This weekend I attended Capclave, the Washington Science Fiction Association’s annual science fiction/fantasy writing convention. Although I had attended Capclave two years ago for just one short evening, this was my first full weekend of attendance, and to be honest, my very first Con ever. A wonderful friend, Alan Smale (author of the extraordinary Clash of Eagles trilogy), recommended me to the con committee for participation in programming. I was excited, but nervous, navigating the process of scheduling and topic assignment for the first time. How would I be received on my panels? Would I make a fool of myself? Do I have anything of value to contribute?

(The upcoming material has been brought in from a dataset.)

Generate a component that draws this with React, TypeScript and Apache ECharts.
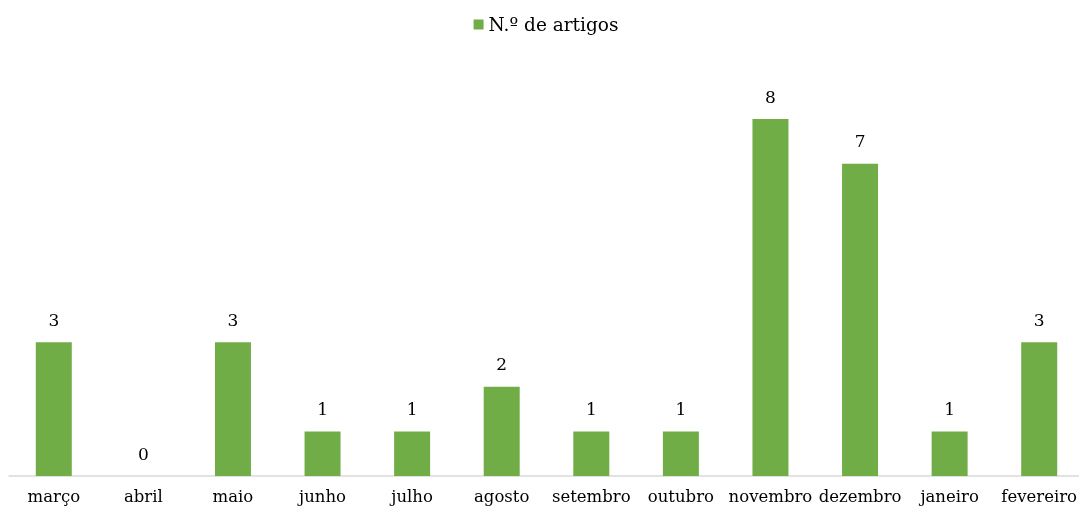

I am not a pro. Yet. I have not made even a semi-pro sale. But I’ve had several stories published with small and independent presses, and have received a few accolades to encourage me to continue writing. I continue to approach writing with passion and professional interest, and I have long been a widely read and very passionate fan of the genre. This wonderful world of science fiction and fantasy has been undergoing a dramatic redefinition of identity in recent years, pitting the die-hard conservative-traditionalists against the growing movement to recognize the contributions of women and minorities to the field. I know that’s a rather simplistic breakdown of a very complicated topic, but I also know clearly where I fall within the conflict. I’m part of a new generation of writers who has not been very interested in spending the brief moments I get to sit down and read on Asimov or Heinlein or outdated, misogynistic, racist fiction. I’d much rather be reading anything from the wealth of beautiful, diverse fiction that is being championed nowadays: N.K. Jemisin, Alyssa Wong, Saladin Ahmed, Ken Liu, V.E. Schwab, Charlie Jane Anders – those are just the last six authors that I’ve read on my Kindle. I could go on and on and on. I am so lucky to be living and writing in a world where I can experience the boundless imaginative worlds of people so different from who I am. I crave those books. I need those books. I wish to write those books.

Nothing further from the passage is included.